El país tranquilo
Escribía el pasado sábado en El País Juan Claudio de Ramón que Canadá es el menos escandaloso de los grandes países. Argumentaba sobre las razones del escaso conocimiento que se tiene en el mundo del ex primer ministro canadiense Pierre Trudeau, que dirigió el país en dos etapas (1968-1979 y 1980-1984), promovió la Constitución de 1982 –todavía vigente-, y lideró el proceso de reformas que culminó en la consolidación de la multiculturalidad como el primer rasgo de la identidad canadiense. La figura de Trudeau sigue generando una gran controversia en su país, actualizada con las aspiraciones de su hijo Justin de acceder a la dirección del Partido Liberal. Pero no cabe duda de que la talla como estadista del quebecois está a la altura de otros grandes líderes occidentales del siglo XX, aunque su obra apenas sea conocida fuera de Canadá.
La anécdota sobre Trudeau sirve para explicar cómo son y cómo se hacen las cosas en este país. Aquí las revoluciones, como la de Quebec en la década de 1960, son “tranquilas”; las aspiraciones independentistas se resuelven en las urnas, la reciente huelga de los jugadores de la Liga Nacional de Hockey no lanzó a los aficionados a la calle a quemar contenedores y Toronto es la única ciudad del mundo capaz de soportar cívicamente que su equipo más representativo, los Maple Leafs, no gane la Stanley Cup desde 1967. Trasladen esta circunstancia al Real Madrid o al FC Barcelona y comprenderán el mérito que tiene la paciencia infinita de los torontianos. ¿Este intergeneracional fracaso deportivo se ha traducido en desafecto? En absoluto. Según un reciente estudio económico de la Universidad de Vancouver, el Toronto Maple Leafs es el equipo más rentable de la NHL, las entradas a sus partidos las más caras de la Liga y las estadísticas de asistencia las más elevadas de toda la competición. La frustración se ha gestionado por vías más pragmáticas.

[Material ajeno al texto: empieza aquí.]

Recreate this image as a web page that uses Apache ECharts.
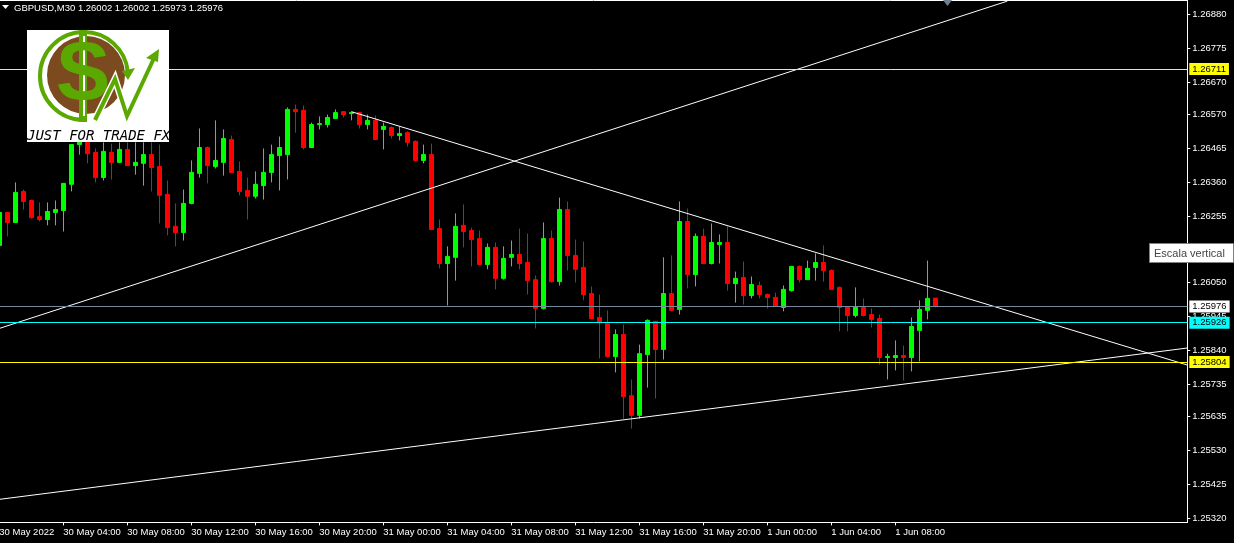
<!DOCTYPE html>
<html><head><meta charset="utf-8">
<style>html,body{margin:0;padding:0;background:#000}#c{width:1234px;height:543px}</style>
<script src="https://cdn.jsdelivr.net/npm/echarts@6/dist/echarts.min.js"></script>
</head><body><div id="c"></div>
<script>
const opens=[1.26165,1.26267,1.26236,1.26332,1.26304,1.26254,1.26245,1.26267,1.26273,1.26354,1.26477,1.26484,1.26453,1.26375,1.26453,1.26422,1.26462,1.26412,1.26419,1.26446,1.26409,1.26323,1.26224,1.26205,1.26295,1.26388,1.26468,1.26409,1.26422,1.26493,1.26394,1.26335,1.26317,1.26350,1.26391,1.26443,1.26446,1.26586,1.26583,1.26468,1.26539,1.26539,1.26558,1.26579,1.26573,1.26576,1.26539,1.26552,1.26524,1.26530,1.26505,1.26514,1.26487,1.26428,1.26446,1.26217,1.26109,1.26128,1.26227,1.26211,1.26186,1.26106,1.26159,1.26063,1.26128,1.26137,1.26112,1.26059,1.25970,1.26186,1.26053,1.26276,1.26134,1.26097,1.26016,1.25942,1.25923,1.25821,1.25889,1.25700,1.25639,1.25827,1.25930,1.25843,1.26016,1.25967,1.26239,1.26075,1.26193,1.26109,1.26168,1.26174,1.26047,1.26066,1.26010,1.26041,1.26013,1.26004,1.25973,1.26025,1.26100,1.26059,1.26097,1.26112,1.26087,1.26035,1.25976,1.25948,1.25973,1.25951,1.25939,1.25818,1.25818,1.25824,1.25818,1.25902,1.25964,1.26002];
const closes=[1.26267,1.26236,1.26329,1.26301,1.26251,1.26245,1.26270,1.26276,1.26357,1.26477,1.26484,1.26449,1.26375,1.26456,1.26422,1.26462,1.26412,1.26422,1.26446,1.26406,1.26320,1.26220,1.26205,1.26295,1.26391,1.26468,1.26412,1.26428,1.26496,1.26391,1.26332,1.26317,1.26354,1.26391,1.26446,1.26468,1.26586,1.26579,1.26468,1.26539,1.26542,1.26561,1.26576,1.26570,1.26576,1.26539,1.26552,1.26493,1.26533,1.26505,1.26511,1.26484,1.26428,1.26446,1.26214,1.26109,1.26131,1.26224,1.26208,1.26183,1.26106,1.26159,1.26063,1.26125,1.26137,1.26109,1.26056,1.25970,1.26186,1.26053,1.26276,1.26134,1.26091,1.26013,1.25939,1.25927,1.25821,1.25889,1.25697,1.25639,1.25830,1.25933,1.25843,1.26016,1.25964,1.26239,1.26075,1.26193,1.26109,1.26174,1.26174,1.26047,1.26063,1.26010,1.26044,1.26013,1.26004,1.25976,1.26029,1.26100,1.26059,1.26094,1.26112,1.26087,1.26029,1.25973,1.25948,1.25973,1.25948,1.25936,1.25818,1.25821,1.25824,1.25818,1.25914,1.25967,1.26001,1.25976];
const lows=[1.26165,1.26193,1.26236,1.26276,1.26248,1.26239,1.26227,1.26227,1.26208,1.26332,1.26446,1.26419,1.26360,1.26366,1.26369,1.26422,1.26412,1.26384,1.26350,1.26332,1.26233,1.26196,1.26162,1.26180,1.26292,1.26375,1.26357,1.26403,1.26381,1.26391,1.26320,1.26245,1.26310,1.26307,1.26360,1.26335,1.26369,1.26514,1.26462,1.26468,1.26524,1.26530,1.26558,1.26561,1.26552,1.26527,1.26524,1.26493,1.26462,1.26496,1.26490,1.26471,1.26425,1.26419,1.26214,1.26094,1.25979,1.26056,1.26159,1.26100,1.26106,1.26091,1.26029,1.26059,1.26100,1.26091,1.26013,1.25908,1.25967,1.26050,1.26041,1.26087,1.26050,1.25995,1.25939,1.25815,1.25818,1.25772,1.25629,1.25598,1.25629,1.25725,1.25691,1.25812,1.25961,1.25951,1.26032,1.26038,1.26109,1.26106,1.26109,1.26025,1.25988,1.25982,1.26001,1.26001,1.25970,1.25976,1.25961,1.26022,1.26050,1.26059,1.26056,1.26053,1.26029,1.25899,1.25899,1.25942,1.25945,1.25911,1.25796,1.25750,1.25778,1.25747,1.25775,1.25806,1.25936,1.25973];
const highs=[1.26267,1.26267,1.26360,1.26338,1.26307,1.26298,1.26298,1.26304,1.26357,1.26477,1.26496,1.26496,1.26465,1.26484,1.26480,1.26484,1.26484,1.26484,1.26484,1.26484,1.26477,1.26366,1.26295,1.26338,1.26428,1.26527,1.26471,1.26552,1.26524,1.26505,1.26425,1.26375,1.26394,1.26465,1.26477,1.26502,1.26592,1.26601,1.26598,1.26545,1.26564,1.26570,1.26586,1.26579,1.26576,1.26576,1.26570,1.26567,1.26545,1.26533,1.26533,1.26518,1.26490,1.26477,1.26480,1.26245,1.26162,1.26264,1.26292,1.26220,1.26211,1.26171,1.26174,1.26162,1.26180,1.26217,1.26202,1.26072,1.26236,1.26211,1.26313,1.26301,1.26183,1.26177,1.26038,1.26013,1.25964,1.25905,1.25920,1.25750,1.25858,1.25936,1.25930,1.26128,1.26134,1.26301,1.26279,1.26202,1.26217,1.26233,1.26199,1.26224,1.26084,1.26115,1.26069,1.26053,1.26016,1.26019,1.26041,1.26100,1.26103,1.26118,1.26140,1.26165,1.26091,1.26038,1.25976,1.26035,1.26001,1.25970,1.25951,1.25830,1.25871,1.25855,1.25942,1.25995,1.26118,1.26002];
const priceTicks=[1.26880,1.26775,1.26670,1.26570,1.26465,1.26360,1.26255,1.26150,1.26050,1.25945,1.25840,1.25735,1.25635,1.25530,1.25425,1.25320];
const trendA=[[0,1.25908],[126,1.26921]];
const trendB=[[44,1.26579],[148.5,1.25791]];
const trendC=[[0,1.25379],[148.5,1.25849]];
const levels=[
  {value:1.26711,color:'#ffff00',bg:'#ffff00',fg:'#000'},
  {value:1.25976,color:'#778899',bg:'#ffffff',fg:'#000'},
  {value:1.25926,color:'#00ffff',bg:'#00ffff',fg:'#000'},
  {value:1.25804,color:'#ffff00',bg:'#ffff00',fg:'#000'}
];
const months=['May','Jun'];
const categories=[];
for(let k=0;k<149;k++){
  const h=k/2, day=30+Math.floor(h/24), hr=Math.floor(h%24), mi=(k%2)?'30':'00';
  const dn=day>31?day-31:day, mo=day>31?months[1]:months[0];
  categories.push(k===0?'30 May 2022':dn+' '+mo+' '+String(hr).padStart(2,'0')+':'+mi);
}
const labelled=(i)=>i%8===0&&i<=112;
const FONT='"Liberation Sans",sans-serif';
const ohlc=opens.map((o,i)=>[o,closes[i],lows[i],highs[i]]);
const G='#5aa800';
const chart=echarts.init(document.getElementById('c'),null,{renderer:'canvas'});
const trend=d=>({type:'line',data:d,symbol:'none',silent:true,clip:true,z:4,lineStyle:{color:'#fff',width:1},animation:false});
chart.setOption({
  backgroundColor:'#000',animation:false,
  grid:{left:-4.7,top:0.4,width:1192,height:522,show:false,outerBoundsMode:'none',containLabel:false},
  xAxis:{type:'category',data:categories,boundaryGap:true,
    axisLine:{show:true,lineStyle:{color:'#fff',width:1}},
    axisTick:{show:true,length:3,alignWithLabel:true,interval:labelled,lineStyle:{color:'#fff'}},
    axisLabel:{interval:labelled,color:'#fff',fontFamily:FONT,fontSize:9.5,align:'left',margin:5,hideOverlap:false,showMinLabel:true},
    splitLine:{show:false}},
  yAxis:{type:'value',position:'right',min:1.253077,max:1.269233,scale:true,
    axisLine:{show:true,onZero:false,lineStyle:{color:'#fff',width:1}},
    axisTick:{show:true,length:3,customValues:priceTicks,lineStyle:{color:'#fff'}},
    axisLabel:{customValues:priceTicks,color:'#fff',fontFamily:FONT,fontSize:9.5,margin:5,padding:[2,0,0,0],formatter:v=>Number(v).toFixed(5)},
    splitLine:{show:false}},
  series:[
    {type:'candlestick',data:ohlc,barWidth:4,silent:true,z:3,
     itemStyle:{color:'#00ff00',color0:'#ff0000',borderColor:'#00ff00',borderColor0:'#ff0000',borderWidth:1},
     markLine:{silent:true,symbol:'none',animation:false,precision:5,
       data:levels.map(l=>({yAxis:l.value,lineStyle:{color:l.color,width:1,type:'solid'},
         label:{show:true,position:'end',distance:2,formatter:l.value.toFixed(5),color:l.fg,backgroundColor:l.bg,fontFamily:FONT,fontSize:9.5,padding:[1,3,1,3]}}))}},
    trend(trendA),trend(trendB),trend(trendC)
  ],
  graphic:[
    {type:'line',z:50,silent:true,shape:{x1:0,y1:0.5,x2:1187,y2:0.5},style:{stroke:'#fff',lineWidth:1}},
    {type:'polygon',z:50,silent:true,shape:{points:[[2,5],[9,5],[5.5,9]]},style:{fill:'#fff'}},
    {type:'text',z:50,silent:true,x:14,y:3,style:{text:'GBPUSD,M30 1.26002 1.26002 1.25973 1.25976',fill:'#fff',font:'9.5px '+FONT}},
    {type:'polygon',z:50,silent:true,shape:{points:[[943,0],[952,0],[947.5,6]]},style:{fill:'#708090'}},
    {type:'rect',z:60,silent:true,shape:{x:27,y:30,width:142,height:112},style:{fill:'#fff'}},
    {type:'circle',z:61,silent:true,shape:{cx:86,cy:75,r:39},style:{fill:'#7b4a1e'}},
    {type:'arc',z:62,silent:true,shape:{cx:84,cy:76,r:44,startAngle:Math.PI/2,endAngle:Math.PI*2-0.1,clockwise:true},style:{stroke:G,lineWidth:4,fill:'none'}},
    {type:'polygon',z:62,silent:true,shape:{points:[[122,71],[135,68],[128,80]]},style:{fill:G}},
    {type:'rect',z:62,silent:true,shape:{x:79,y:30,width:8,height:92},style:{fill:G}},
    {type:'rect',z:63,silent:true,shape:{x:83,y:36,width:2,height:80},style:{fill:'#fff'}},
    {type:'text',z:64,silent:true,x:83,y:76,style:{text:'S',fill:G,font:'bold 82px "Liberation Sans",sans-serif',textAlign:'center',textVerticalAlign:'middle'}},
    {type:'polyline',z:65,silent:true,shape:{points:[[95,120],[115,79],[127,116],[155,56]]},style:{stroke:'#fff',lineWidth:7,fill:'none'}},
    {type:'polyline',z:66,silent:true,shape:{points:[[95,120],[115,79],[127,116],[155,56]]},style:{stroke:G,lineWidth:4,fill:'none'}},
    {type:'polygon',z:66,silent:true,shape:{points:[[146,58],[159,49],[158,62]]},style:{fill:G}},
    {type:'text',z:67,silent:true,x:27,y:129,style:{text:'JUST FOR TRADE FX',fill:'#000',font:'italic 14px "DejaVu Sans Mono",monospace'}},
    {type:'rect',z:70,silent:true,shape:{x:1149.5,y:243.5,width:84,height:19},style:{fill:'#fff',stroke:'#808080',lineWidth:1}},
    {type:'text',z:71,silent:true,x:1154,y:248,style:{text:'Escala vertical',fill:'#444',font:'11px '+FONT}}
  ]
});
</script></body></html>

En Toronto es habitual utilizar un calendario alternativo para consumo interno: el año 0 es ese 1967 en que, como escribieron los periodistas Damien Cox y Gordon Stellick en su ya mítico libro “´67”, los Maple Leafs ganaron su última Liga de hockey sobre hielo y comenzaron de inmediato el declive de su incontestable imperio con la misma traza de tragedia que narraron los cronistas la caída del romano. Desde entonces uno en Toronto ha nacido al año siguiente de la última Stanley Cup, diez años después o cinco antes de que el gran capitán George Armstrong levantara el grandioso trofeo por última vez. La vida, los recuerdos y el tiempo se miden en función de lo ocurrido aquel lejano 2 de mayo. El drama se ha metabolizado en anécdota y los torontianos lo han llevado a su terreno emocional, donde todo se modula con una legendaria frialdad. La longevidad de la sequía tiene la dimensión de una maldición bíblica y, como sólo puede entenderse bajo parámetros sobrenaturales, su interpretación se ha integrado en el carácter de la ciudad como si perteneciera a su lista de monumentos o formara parte de los hitos que nos harán entender su historia. Ahora es leyenda. Tanto es así que una futura victoria de los Maple Leafs sólo tiene cabida en la ficción o en la calenturienta mente de autores como el torontiano Robert Rotenberg, que en su último libro “Old City Hall” se permitió la broma de ambientar la investigación de un crimen en medio de una ciudad colapsada por las celebraciones de la victoria en la Stanley Cup. Algún columnista ha dicho que lo suyo no es ficción; es ciencia ficción.
El caso es que en los países de exultante juventud, como es Canadá, las fechas y las anécdotas corren el riesgo de parecer inofensivas cuando probablemente nos advierten de cierto determinismo. Al año siguiente de la última liga de los Maple Leafs, Jean Lasage y René Levesque fundaron el independentista Partido Quebequés y obligaron a la mayoría anglófona del país a moverse de sus asientos para evitar lo que entonces parecía un hecho: la desmembración de la federación y el nacimiento del Quebec independiente. No era cierta aquella frase que un primer ministro canadiense había dicho en cierta ocasión: “Canadá tiene demasiada geografía y muy poca historia”. Más bien ratificaba aquella otra tantas veces repetida de Miriam Waddington: “parecemos sólo geografía pero si rascamos sangra la historia”. Quizá, como en cierta ocasión escribió el escritor Andrea Camilleri para referirse a Italia, “una vez hecha Canadá, habrá que hacer a los canadienses”. Y esa indefinición que el país ha querido solventar con determinación a lo largo de su historia ha acabado construyendo una sociedad tan heterogénea como desvertebrada, formada por comunidades a las que lo único que les une es la emigración y la bandera canadiense. Allí reside parte de la frialdad y de la equidistancia.